くすりの話

2017年2月28日

くすりの話 青汁

回答・藤竿伊知郎(外苑企画商事・薬剤師)

 青汁は、もともと緑黄色野菜をジュースにして飲む健康法をもとに九州地方で商品化され、通信販売で全国に広まりました。野菜不足を心配する方に人気で、手軽な健康飲料として売れています。  
 業界紙によると、2015年の「青汁」製品売上額は1010億円と、10年間で1.6倍に増えました。
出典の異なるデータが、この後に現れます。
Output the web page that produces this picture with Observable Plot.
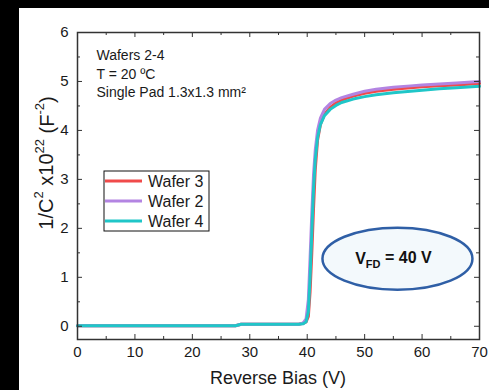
<!DOCTYPE html>
<html><head><meta charset="utf-8">
<script src="https://cdn.jsdelivr.net/npm/d3@7"></script>
<script src="https://cdn.jsdelivr.net/npm/@observablehq/plot@0.6"></script>
<style>
html,body{margin:0;padding:0;background:#000;}
#chart{position:absolute;left:19px;top:8px;width:470px;height:382px;background:#fff;overflow:hidden;}
</style></head><body><div id="chart"></div>
<script>
// Reverse bias (V)
const biasV  = [0,5,10,15,20,25,27.5,28.5,30,35,38.5,39.3,39.8,40.2,40.5,40.8,41.1,41.4,41.8,42.3,43,44,45,46,48,50,52,55,58,60,63,66,70];
// 1/C^2 x 10^22 (F^-2)
const wafer3 = [0.01,0.01,0.01,0.01,0.01,0.01,0.01,0.04,0.04,0.04,0.04,0.06,0.09,0.2,0.7,1.5,2.4,3.2,3.8,4.12,4.33,4.47,4.56,4.62,4.70,4.76,4.80,4.84,4.87,4.89,4.91,4.93,4.96];
const wafer2 = [0.01,0.01,0.01,0.01,0.01,0.01,0.01,0.04,0.04,0.04,0.04,0.07,0.15,0.55,1.4,2.3,3.1,3.6,4.0,4.25,4.43,4.55,4.62,4.67,4.74,4.80,4.84,4.88,4.91,4.93,4.95,4.97,5.00];
const wafer4 = [0.01,0.01,0.01,0.01,0.01,0.01,0.01,0.04,0.04,0.04,0.04,0.05,0.09,0.3,1.0,1.9,2.8,3.4,3.85,4.12,4.30,4.43,4.51,4.57,4.64,4.69,4.73,4.77,4.80,4.82,4.85,4.87,4.90];
const seriesNames  = ["Wafer 3","Wafer 2","Wafer 4"];
const seriesValues = [wafer3, wafer2, wafer4];
const seriesColors = ["#f04a4a","#b384e2","#1fc6c8"];
const xMajorTicks = [0,10,20,30,40,50,60,70];
const xMinorTicks = [5,15,25,35,45,55,65];
const yMajorTicks = [0,1,2,3,4,5,6];
const yMinorTicks = [0.5,1.5,2.5,3.5,4.5,5.5];
const infoLines = ["Wafers 2-4","T = 20 ºC","Single Pad 1.3x1.3 mm²"];
const vfdX = 55.8, vfdY = 1.37; // annotation anchor (data units)

const rows = seriesNames.flatMap((name, i) => biasV.map((v, j) => ({v, c: seriesValues[i][j], name})));
const font = "'Liberation Sans', Arial, sans-serif";

const W = 470, H = 382, mL = 58, mR = 10, mT = 24, mB = 51;
const fw = W - mL - mR, fh = H - mT - mB;
const tickStyle = {stroke: "#333", strokeWidth: 1};

const plot = Plot.plot({
  width: W, height: H,
  marginLeft: mL, marginRight: mR, marginTop: mT, marginBottom: mB,
  style: {fontFamily: font, fontSize: "15px", background: "white", color: "#1a1a1a", overflow: "visible"},
  x: {domain: [0, 70]},
  y: {domain: [-0.27, 6]},
  color: {domain: seriesNames, range: seriesColors},
  marks: [
    Plot.line(rows, {x: "v", y: "c", z: "name", stroke: "name", strokeWidth: 3}),
    // inward ticks on all four sides
    Plot.ruleX(xMajorTicks, {x: d => d, insetTop: fh - 5, ...tickStyle}),
    Plot.ruleX(xMinorTicks, {x: d => d, insetTop: fh - 3, ...tickStyle}),
    Plot.ruleX(xMajorTicks, {x: d => d, insetBottom: fh - 5, ...tickStyle}),
    Plot.ruleX(xMinorTicks, {x: d => d, insetBottom: fh - 3, ...tickStyle}),
    Plot.ruleY(yMajorTicks, {y: d => d, insetRight: fw - 5, ...tickStyle}),
    Plot.ruleY(yMinorTicks, {y: d => d, insetRight: fw - 3, ...tickStyle}),
    Plot.ruleY(yMajorTicks, {y: d => d, insetLeft: fw - 5, ...tickStyle}),
    Plot.ruleY(yMinorTicks, {y: d => d, insetLeft: fw - 3, ...tickStyle}),
    Plot.frame({stroke: "#333", strokeWidth: 1.5}),
    Plot.axisX(xMajorTicks, {anchor: "bottom", tickSize: 0, tickPadding: 7, label: null}),
    Plot.axisY(yMajorTicks, {anchor: "left", tickSize: 0, tickPadding: 9, label: null}),
    Plot.text([infoLines.join("\n")], {frameAnchor: "top-left", dx: 19, dy: 15, lineAnchor: "top", lineHeight: 1.3, fontSize: 14, textAnchor: "start", fill: "#1a1a1a"})
  ]
});
document.getElementById("chart").appendChild(plot);

const svg = d3.select(plot);
const sx = plot.scale("x"), sy = plot.scale("y");

// x-axis title
svg.append("text").attr("x", 259).attr("y", 376).attr("text-anchor", "middle")
  .attr("font-family", font).attr("font-size", 18).attr("fill", "#1a1a1a").text("Reverse Bias (V)");

// y-axis title with superscripts
const yt = svg.append("text").attr("transform", "translate(34,155) rotate(-90)")
  .attr("text-anchor", "middle").attr("font-family", font).attr("font-size", 20).attr("fill", "#1a1a1a");
const parts = [["1/C", false], ["2", true], [" x10", false], ["22", true], [" (F", false], ["-2", true], [")", false]];
parts.forEach(([t, sup], i) => {
  const ts = yt.append("tspan").text(t);
  if (sup) ts.attr("font-size", 13).attr("dy", "-0.75em");
  else if (i > 0) ts.attr("dy", "0.5em");
});

// legend
const lg = svg.append("g").attr("transform", "translate(85,163)");
lg.append("rect").attr("width", 105).attr("height", 60).attr("fill", "white").attr("stroke", "#111").attr("stroke-width", 1);
seriesNames.forEach((name, i) => {
  const y = 10 + i * 20;
  lg.append("line").attr("x1", 1).attr("x2", 38).attr("y1", y).attr("y2", y).attr("stroke", seriesColors[i]).attr("stroke-width", 3);
  lg.append("text").attr("x", 44).attr("y", y + 5.5).attr("text-anchor", "start").attr("font-family", font).attr("font-size", 16).attr("fill", "#1a1a1a").text(name);
});

// V_FD ellipse
const cx = sx.apply(vfdX), cy = sy.apply(vfdY);
svg.append("ellipse").attr("cx", cx).attr("cy", cy).attr("rx", 75).attr("ry", 31)
  .attr("fill", "#f3f9fc").attr("stroke", "#2f5fa6").attr("stroke-width", 2.5);
const vt = svg.append("text").attr("x", cx - 4).attr("y", cy + 5.5).attr("text-anchor", "middle")
  .attr("font-family", font).attr("font-size", 16).attr("font-weight", "bold").attr("fill", "#111");
vt.append("tspan").text("V");
vt.append("tspan").attr("font-size", 11).attr("dy", "0.3em").text("FD");
vt.append("tspan").attr("dy", "-0.3em").text(" = 40 V");
</script></body></html>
味噌やマヨネーズと同規模、健康食品としては最も大きな市場となっています。
 今では、大手の食品企業も参入し、味が良く飲みやすい製品が量販店でも手軽に買えるようになりました。

● 野菜不足の若者向けに

 商品化され始めた頃、青汁はキャベツの仲間であるケールを原料としてつくられており、青臭さと苦みを強く感じる味でした。現在は大麦若葉・明日葉・ブロッコリー・抹茶なども原料とし、以前より飲みやすい味になっています。
 当初は老化が気になる“中年層”に向けて売り込んでいましたが、最近では野菜不足や美容が気になる“若年層”へと対象年齢を広げ、フルーツ味や蜂蜜入りなど若い女性向けの製品も出回っています。

● 栄養成分は

 2015年「国民健康・栄養調査」によると、20代女性の野菜摂取量は1日平均227gで目標値の65%です。不足分を青汁で補うことができるのでしょうか。
 青汁の広告には、"大麦若葉・ケール・明日葉を材料として栄養価が優れている""葉酸=キャベツ2枚分、食物繊維=バナナ4.5本分、β-カロテン=ピーマン1.5個分が1袋で摂れる"などという記述が多く見られます。
 そこで、有名な12製品の1日摂取量を比較してみました。すると、食物繊維の中央値は1.5gで、20代女性の摂取量の1割程度。とても野菜不足の補充は期待できません。β-カロテンは1日必要量を満たしている製品もありますが、ものによって10倍もの差がありました。
 このように、食材の栄養量が豊富であっても、製品になると差が見られます。絞りかすに残ったり、乾燥工程で熱に弱いビタミンCが減ることが起こるためです。また、栄養素がそのまま体に吸収されるかは、データや文献が示されず、実証されていません。

● 健康効果は信じてよい?

 機能性評価食品制度が始まって1年9カ月。「科学的根拠がある」と届け出ると効能を表示できるため、現在、特定保健用食品の数を上回る668製品(1月31日現在)の表示届が受け付けられています。その中で、青汁製品は18製品だけ。売上上位企業の製品は取得していません。
 研究結果ではなく、利用者の体験談をもとに販売している青汁製品。広告費の一部を研究費に振り替え、野菜不足を補う効能を実証することが、企業の社会的責任ではないでしょうか。